→ **Material for the task**:

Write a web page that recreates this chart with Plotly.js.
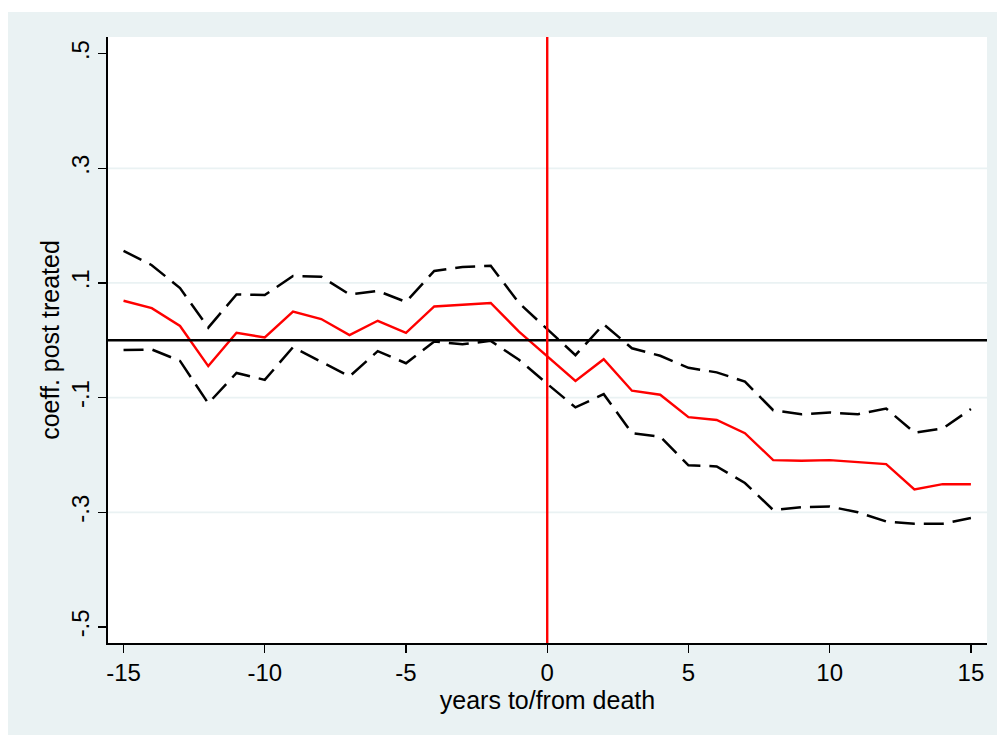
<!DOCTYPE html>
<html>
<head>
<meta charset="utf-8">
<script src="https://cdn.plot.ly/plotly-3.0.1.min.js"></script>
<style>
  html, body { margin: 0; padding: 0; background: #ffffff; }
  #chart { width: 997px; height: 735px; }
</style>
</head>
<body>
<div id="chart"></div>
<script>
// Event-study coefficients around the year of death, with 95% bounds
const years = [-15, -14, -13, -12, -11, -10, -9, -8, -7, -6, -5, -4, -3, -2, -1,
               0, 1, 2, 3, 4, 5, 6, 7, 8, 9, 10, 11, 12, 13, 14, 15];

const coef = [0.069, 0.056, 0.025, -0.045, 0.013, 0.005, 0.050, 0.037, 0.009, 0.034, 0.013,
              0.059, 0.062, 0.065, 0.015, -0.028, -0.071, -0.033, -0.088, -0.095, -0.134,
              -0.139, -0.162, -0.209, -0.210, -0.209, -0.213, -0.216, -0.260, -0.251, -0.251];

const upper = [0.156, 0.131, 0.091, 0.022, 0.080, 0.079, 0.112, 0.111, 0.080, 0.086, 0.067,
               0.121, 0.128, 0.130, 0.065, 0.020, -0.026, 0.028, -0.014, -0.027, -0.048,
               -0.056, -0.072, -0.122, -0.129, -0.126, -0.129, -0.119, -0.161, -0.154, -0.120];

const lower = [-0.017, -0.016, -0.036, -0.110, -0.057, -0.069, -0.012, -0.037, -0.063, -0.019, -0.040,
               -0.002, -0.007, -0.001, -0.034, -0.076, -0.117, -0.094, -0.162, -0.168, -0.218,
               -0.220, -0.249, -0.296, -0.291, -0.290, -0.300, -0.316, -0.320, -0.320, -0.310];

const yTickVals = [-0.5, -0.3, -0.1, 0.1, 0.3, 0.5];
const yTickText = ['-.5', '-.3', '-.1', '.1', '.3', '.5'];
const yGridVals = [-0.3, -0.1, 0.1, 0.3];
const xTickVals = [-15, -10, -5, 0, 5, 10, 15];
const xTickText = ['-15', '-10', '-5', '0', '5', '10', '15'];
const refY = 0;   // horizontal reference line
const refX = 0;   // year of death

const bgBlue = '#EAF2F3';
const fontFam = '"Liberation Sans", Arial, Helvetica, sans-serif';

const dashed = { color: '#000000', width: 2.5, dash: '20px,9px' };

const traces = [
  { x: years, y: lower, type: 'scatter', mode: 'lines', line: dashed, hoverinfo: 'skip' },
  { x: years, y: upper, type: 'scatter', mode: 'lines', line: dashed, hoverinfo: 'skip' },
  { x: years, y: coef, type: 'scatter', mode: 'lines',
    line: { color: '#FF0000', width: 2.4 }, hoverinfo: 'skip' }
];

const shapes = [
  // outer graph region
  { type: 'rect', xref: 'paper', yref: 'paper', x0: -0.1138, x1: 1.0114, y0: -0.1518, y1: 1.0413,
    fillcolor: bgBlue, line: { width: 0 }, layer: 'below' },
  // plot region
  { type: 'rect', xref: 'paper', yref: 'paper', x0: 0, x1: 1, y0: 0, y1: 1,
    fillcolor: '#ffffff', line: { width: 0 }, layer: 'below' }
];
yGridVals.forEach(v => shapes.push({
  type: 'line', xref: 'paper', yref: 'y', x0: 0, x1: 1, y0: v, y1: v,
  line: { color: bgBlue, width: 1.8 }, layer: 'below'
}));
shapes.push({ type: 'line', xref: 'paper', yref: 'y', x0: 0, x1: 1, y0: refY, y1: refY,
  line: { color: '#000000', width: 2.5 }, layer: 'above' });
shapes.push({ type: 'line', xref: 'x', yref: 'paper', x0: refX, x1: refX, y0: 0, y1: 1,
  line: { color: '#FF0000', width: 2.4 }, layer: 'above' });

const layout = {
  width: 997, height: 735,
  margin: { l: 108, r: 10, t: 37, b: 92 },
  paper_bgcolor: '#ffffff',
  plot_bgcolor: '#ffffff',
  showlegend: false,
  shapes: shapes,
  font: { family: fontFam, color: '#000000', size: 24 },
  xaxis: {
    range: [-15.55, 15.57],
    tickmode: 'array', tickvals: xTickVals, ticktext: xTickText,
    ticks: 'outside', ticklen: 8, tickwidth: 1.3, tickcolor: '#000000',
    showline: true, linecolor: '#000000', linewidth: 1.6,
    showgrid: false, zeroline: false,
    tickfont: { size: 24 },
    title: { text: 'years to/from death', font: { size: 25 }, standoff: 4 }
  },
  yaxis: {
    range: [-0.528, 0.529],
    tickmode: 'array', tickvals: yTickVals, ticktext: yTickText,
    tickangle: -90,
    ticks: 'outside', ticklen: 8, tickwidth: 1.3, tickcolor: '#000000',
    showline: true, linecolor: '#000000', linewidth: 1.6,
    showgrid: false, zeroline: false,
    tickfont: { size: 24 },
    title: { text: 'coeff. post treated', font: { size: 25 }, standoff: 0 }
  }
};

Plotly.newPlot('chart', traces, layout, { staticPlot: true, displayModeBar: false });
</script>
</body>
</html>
--
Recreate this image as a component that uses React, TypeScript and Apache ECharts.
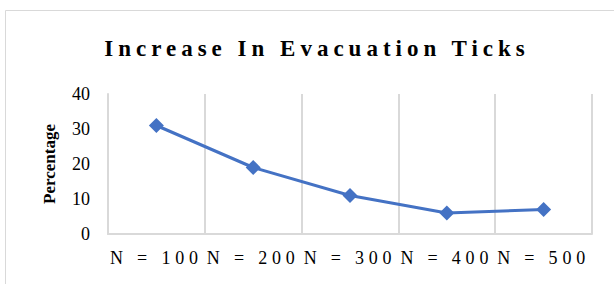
...
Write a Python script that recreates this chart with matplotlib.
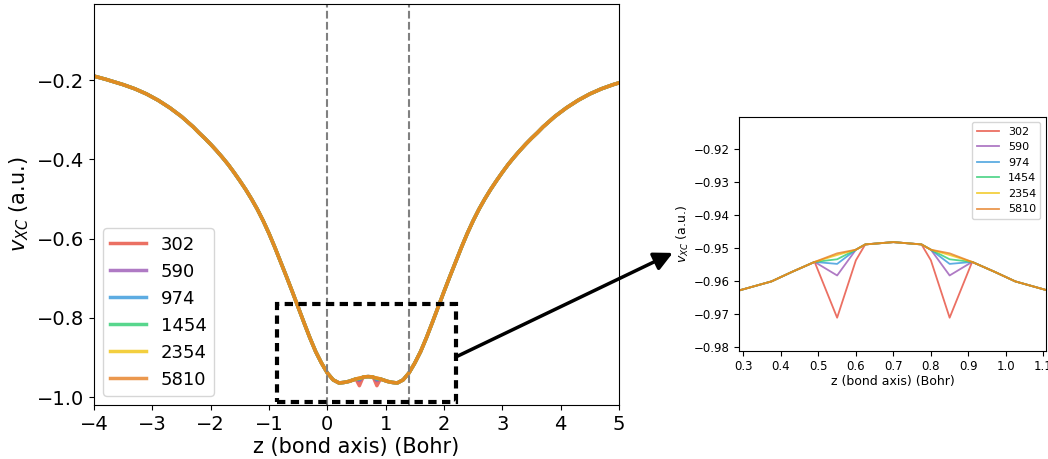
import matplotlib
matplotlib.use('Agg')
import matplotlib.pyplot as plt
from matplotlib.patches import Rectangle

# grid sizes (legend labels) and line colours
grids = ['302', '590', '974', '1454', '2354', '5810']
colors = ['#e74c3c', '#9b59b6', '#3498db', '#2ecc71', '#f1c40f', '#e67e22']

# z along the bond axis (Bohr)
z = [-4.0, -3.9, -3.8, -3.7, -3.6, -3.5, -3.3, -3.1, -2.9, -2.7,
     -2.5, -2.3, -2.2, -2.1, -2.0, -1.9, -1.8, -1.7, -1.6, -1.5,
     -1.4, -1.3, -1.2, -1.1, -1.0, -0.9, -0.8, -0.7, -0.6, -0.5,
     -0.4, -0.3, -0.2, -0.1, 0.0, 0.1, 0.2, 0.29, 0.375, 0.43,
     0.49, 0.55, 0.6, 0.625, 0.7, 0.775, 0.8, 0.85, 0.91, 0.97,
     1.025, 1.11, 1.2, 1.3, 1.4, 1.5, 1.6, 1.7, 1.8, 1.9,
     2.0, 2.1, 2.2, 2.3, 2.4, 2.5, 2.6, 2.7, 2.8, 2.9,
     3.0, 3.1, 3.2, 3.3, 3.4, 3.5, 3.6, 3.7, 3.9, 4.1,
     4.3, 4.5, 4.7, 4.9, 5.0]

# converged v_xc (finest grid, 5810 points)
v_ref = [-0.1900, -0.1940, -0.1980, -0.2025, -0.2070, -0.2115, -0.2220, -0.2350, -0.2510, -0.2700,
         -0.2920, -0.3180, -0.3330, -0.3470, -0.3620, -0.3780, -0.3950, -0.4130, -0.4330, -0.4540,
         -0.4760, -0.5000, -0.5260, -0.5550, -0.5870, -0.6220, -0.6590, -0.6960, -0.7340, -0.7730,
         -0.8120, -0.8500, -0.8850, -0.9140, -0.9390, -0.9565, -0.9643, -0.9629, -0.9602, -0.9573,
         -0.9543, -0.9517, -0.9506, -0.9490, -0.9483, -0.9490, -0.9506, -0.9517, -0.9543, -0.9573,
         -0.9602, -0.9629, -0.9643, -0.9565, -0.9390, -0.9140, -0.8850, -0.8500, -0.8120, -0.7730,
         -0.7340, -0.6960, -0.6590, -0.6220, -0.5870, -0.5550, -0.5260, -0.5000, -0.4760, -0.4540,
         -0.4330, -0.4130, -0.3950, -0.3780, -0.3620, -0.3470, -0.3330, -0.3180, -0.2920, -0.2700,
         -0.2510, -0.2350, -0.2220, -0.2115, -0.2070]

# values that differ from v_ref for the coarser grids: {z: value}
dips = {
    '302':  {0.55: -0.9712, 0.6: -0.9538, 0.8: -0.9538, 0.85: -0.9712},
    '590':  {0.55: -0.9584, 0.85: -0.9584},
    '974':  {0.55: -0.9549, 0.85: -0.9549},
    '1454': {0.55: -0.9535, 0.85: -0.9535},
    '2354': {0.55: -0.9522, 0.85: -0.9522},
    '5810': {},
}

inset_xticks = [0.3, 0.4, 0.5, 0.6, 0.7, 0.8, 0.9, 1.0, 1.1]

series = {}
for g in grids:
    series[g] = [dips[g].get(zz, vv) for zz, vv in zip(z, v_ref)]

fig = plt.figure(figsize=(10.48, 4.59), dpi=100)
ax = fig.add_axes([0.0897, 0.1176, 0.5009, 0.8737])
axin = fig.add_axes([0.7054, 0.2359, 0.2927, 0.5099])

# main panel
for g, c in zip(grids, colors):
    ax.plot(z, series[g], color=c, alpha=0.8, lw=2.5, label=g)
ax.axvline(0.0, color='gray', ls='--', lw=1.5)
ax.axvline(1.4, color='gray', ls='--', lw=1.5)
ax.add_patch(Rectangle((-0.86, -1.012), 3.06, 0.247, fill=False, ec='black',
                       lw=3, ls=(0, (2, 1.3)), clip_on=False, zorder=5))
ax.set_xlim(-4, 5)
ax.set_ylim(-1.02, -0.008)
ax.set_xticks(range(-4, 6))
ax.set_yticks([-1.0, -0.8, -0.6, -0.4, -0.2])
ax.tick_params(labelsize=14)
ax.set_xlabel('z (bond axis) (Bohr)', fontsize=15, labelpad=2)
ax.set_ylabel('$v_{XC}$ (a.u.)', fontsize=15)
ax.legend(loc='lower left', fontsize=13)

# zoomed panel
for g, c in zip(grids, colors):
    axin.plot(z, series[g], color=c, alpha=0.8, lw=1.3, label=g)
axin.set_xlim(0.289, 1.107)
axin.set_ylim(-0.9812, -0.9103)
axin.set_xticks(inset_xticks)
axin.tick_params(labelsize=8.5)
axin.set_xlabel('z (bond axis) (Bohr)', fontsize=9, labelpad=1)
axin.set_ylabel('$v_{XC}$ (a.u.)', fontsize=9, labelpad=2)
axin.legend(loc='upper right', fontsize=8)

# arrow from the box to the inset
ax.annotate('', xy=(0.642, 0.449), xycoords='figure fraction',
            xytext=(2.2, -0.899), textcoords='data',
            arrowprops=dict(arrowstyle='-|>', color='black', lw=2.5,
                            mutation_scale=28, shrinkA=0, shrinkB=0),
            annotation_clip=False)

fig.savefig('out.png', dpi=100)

→ **What needs to be done**:
Within the listing, how many lines hold the word "that"? Only the number is to be given.

→ **Full answer**:
4